# Hooded Nibs?



## thefunkyP (Jun 4, 2008)

Just curious if anyone has attempted a hooded nib on a fountain pen?  
Like the following Conklin Cushion Point:








I love the look, but feel this would bring about some considerable design headaches.


----------



## holmqer (Jun 5, 2008)

While I'm not a fan of this particular Conklin look, I do like the classic look of a Parker 51, and would love to turn something with that design.


----------



## drayman (Jun 8, 2008)

sorry, but thats just too ugly.


----------



## thefunkyP (Jun 9, 2008)

While I'm not crazy about the color or material of the Conklin, I do like the style and shape of the pen and I enjoy the hooded nib look, but have never actually used one.  I do like the look of the Parker 51 as well.


----------



## bgray (Jun 9, 2008)

If you can make a section, you can make a hooded nib.
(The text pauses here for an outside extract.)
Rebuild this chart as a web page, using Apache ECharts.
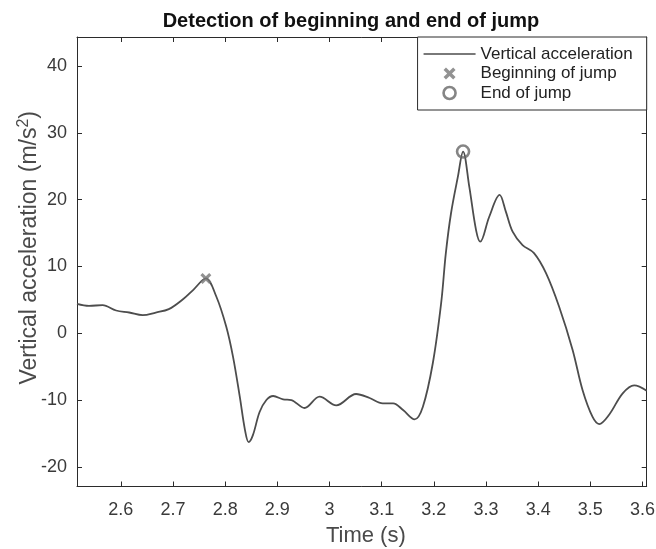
<!DOCTYPE html>
<html>
<head>
<meta charset="utf-8">
<script src="https://cdn.jsdelivr.net/npm/echarts@6/dist/echarts.min.js"></script>
<style>
html,body{margin:0;padding:0;background:#fff;}
#chart{width:656px;height:549px;}
</style>
</head>
<body>
<div id="chart"></div>
<script>
// ---- data ----
const times = [2.516, 2.539, 2.565, 2.591, 2.616, 2.642, 2.667, 2.692, 2.718, 2.739, 2.763, 2.783, 2.802, 2.815, 2.828, 2.838, 2.845, 2.853, 2.866, 2.879, 2.892, 2.911, 2.927, 2.952, 2.981, 3.013, 3.051, 3.077, 3.102, 3.122, 3.141, 3.163, 3.179, 3.198, 3.214, 3.223, 3.233, 3.246, 3.256, 3.268, 3.281, 3.289, 3.306, 3.326, 3.338, 3.351, 3.370, 3.392, 3.415, 3.440, 3.466, 3.485, 3.504, 3.517, 3.536, 3.562, 3.584, 3.608];
const accel = [4.4, 4.1, 4.2, 3.4, 3.1, 2.7, 3.1, 3.6, 5.0, 6.5, 8.2, 5.5, 1.0, -3.5, -9.5, -14.5, -16.3, -15.3, -11.8, -10.0, -9.4, -9.9, -10.0, -11.2, -9.5, -10.8, -9.1, -9.7, -10.5, -10.5, -11.5, -12.9, -11.0, -4.5, 4.5, 12.0, 18.0, 23.4, 27.2, 21.9, 15.4, 13.7, 17.4, 20.7, 18.2, 15.2, 13.2, 12.0, 9.0, 4.0, -2.5, -8.5, -12.5, -13.6, -12.2, -9.0, -7.8, -8.6];
const beginPoint = [2.763, 8.2];
const endPoint = [3.256, 27.2];
const xTicks = [2.6, 2.7, 2.8, 2.9, 3.0, 3.1, 3.2, 3.3, 3.4, 3.5, 3.6];
const yTicks = [-20, -10, 0, 10, 20, 30, 40];
const seriesNames = ['Vertical acceleration', 'Beginning of jump', 'End of jump'];

const xPath = 'path://M0,2 L2,0 L5,3 L8,0 L10,2 L7,5 L10,8 L8,10 L5,7 L2,10 L0,8 L3,5 Z';
const lineData = times.map((t, i) => [t, accel[i]]);

const axisColor = '#2b2b2b';
const font = 'Liberation Sans, Arial, Helvetica, sans-serif';

const chart = echarts.init(document.getElementById('chart'), null, {renderer: 'canvas'});
const option = {
  backgroundColor: '#ffffff',
  animation: false,
  title: {
    text: 'Detection of beginning and end of jump',
    left: 346, top: 6, textAlign: 'center',
    textStyle: {fontFamily: font, fontSize: 20, fontWeight: 'bold', color: '#111'}
  },
  grid: {left: 77, right: 9.3, top: 37, bottom: 62.5, containLabel: false, outerBoundsMode: 'none'},
  legend: {
    orient: 'vertical', right: 9.3, top: 37,
    backgroundColor: '#fff', borderColor: axisColor, borderWidth: 1,
    padding: [8.5, 14, 8.5, 6], itemWidth: 52, itemHeight: 12, itemGap: 2.5,
    textStyle: {fontFamily: font, fontSize: 17, color: '#222'},
    data: [
      {name: seriesNames[0], icon: 'path://M0,0 L52,0 L52,1.6 L0,1.6 Z', itemStyle: {color: '#4d4d4d'}},
      {name: seriesNames[1], icon: xPath, itemStyle: {color: '#777'}},
      {name: seriesNames[2], icon: 'circle', itemStyle: {color: 'rgba(0,0,0,0)', borderColor: '#666', borderWidth: 2.6}}
    ]
  },
  xAxis: [{
    type: 'value', min: 2.516, max: 3.608,
    name: 'Time (s)', nameLocation: 'middle', nameGap: 38, nameMoveOverlap: false,
    nameTextStyle: {fontFamily: font, fontSize: 22, color: '#4a4a4a', padding: [0, 0, 0, 8]},
    axisLine: {show: true, onZero: false, lineStyle: {color: axisColor, width: 1}},
    axisTick: {show: true, inside: true, length: 5, customValues: xTicks, lineStyle: {color: axisColor}},
    axisLabel: {customValues: xTicks, margin: 15, fontFamily: font, fontSize: 18, color: '#3a3a3a',
      formatter: v => (Math.round(v * 10) / 10).toString()},
    splitLine: {show: false}
  }, {
    type: 'value', position: 'top', min: 2.516, max: 3.608,
    axisLine: {show: true, onZero: false, lineStyle: {color: axisColor, width: 1}},
    axisTick: {show: true, inside: true, length: 5, customValues: xTicks, lineStyle: {color: axisColor}},
    axisLabel: {show: false}, splitLine: {show: false}
  }],
  yAxis: [{
    type: 'value', min: -22.95, max: 44.35,
    name: 'Vertical acceleration (m/s{sup|2})', nameLocation: 'middle', nameGap: 33, nameMoveOverlap: false,
    nameTextStyle: {fontFamily: font, fontSize: 23, color: '#4a4a4a', padding: [0, 0, 0, 28],
      rich: {sup: {fontFamily: font, fontSize: 16, color: '#4a4a4a', verticalAlign: 'top', padding: [0, 0, 12, 0]}}},
    axisLine: {show: true, onZero: false, lineStyle: {color: axisColor, width: 1}},
    axisTick: {show: true, inside: true, length: 5, customValues: yTicks, lineStyle: {color: axisColor}},
    axisLabel: {customValues: yTicks, margin: 10, fontFamily: font, fontSize: 18, color: '#3a3a3a'},
    splitLine: {show: false}
  }, {
    type: 'value', position: 'right', min: -22.95, max: 44.35,
    axisLine: {show: true, onZero: false, lineStyle: {color: axisColor, width: 1}},
    axisTick: {show: true, inside: true, length: 5, customValues: yTicks, lineStyle: {color: axisColor}},
    axisLabel: {show: false}, splitLine: {show: false}
  }],
  series: [{
    name: seriesNames[0], type: 'line', data: lineData, smooth: 0.35,
    symbol: 'none', lineStyle: {color: '#4d4d4d', width: 1.8}, z: 2
  }, {
    name: seriesNames[1], type: 'scatter', data: [beginPoint],
    symbol: xPath, symbolSize: 11, itemStyle: {color: '#777'}, z: 5
  }, {
    name: seriesNames[2], type: 'scatter', data: [endPoint],
    symbol: 'circle', symbolSize: 12,
    itemStyle: {color: 'rgba(0,0,0,0)', borderColor: '#666', borderWidth: 2.6}, z: 5
  }]
};
chart.setOption(option);
</script>
</body>
</html>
Just extend the section to cover the nib.  Then shape it appropriately.


----------



## thefunkyP (Jun 9, 2008)

That is what I would expect, but I didn't know if there would be any issues with the cap fitting over it.  I suppose you could start making caps without brass inside, but I haven't done any of that yet...


----------



## Gepzo (Jun 24, 2008)

Just remember that a hooded nib is a different shape than a normal nib.  Parker 51's have narrow, tubular nibs.  If you wanted to make a hooded nib pen from a BHW kit pen, you're going to have to do some nib surgery.

Also, on the '51, I think there's a little button in the feed to hold the nib in place, and getting the hood to line up with the nib required that the section and nib rotate around in the section, then stay put.

It may be easier to just buy a Parker 21 and cannibalize the parts, maybe only make a new section, barrel, and cap...

-George


----------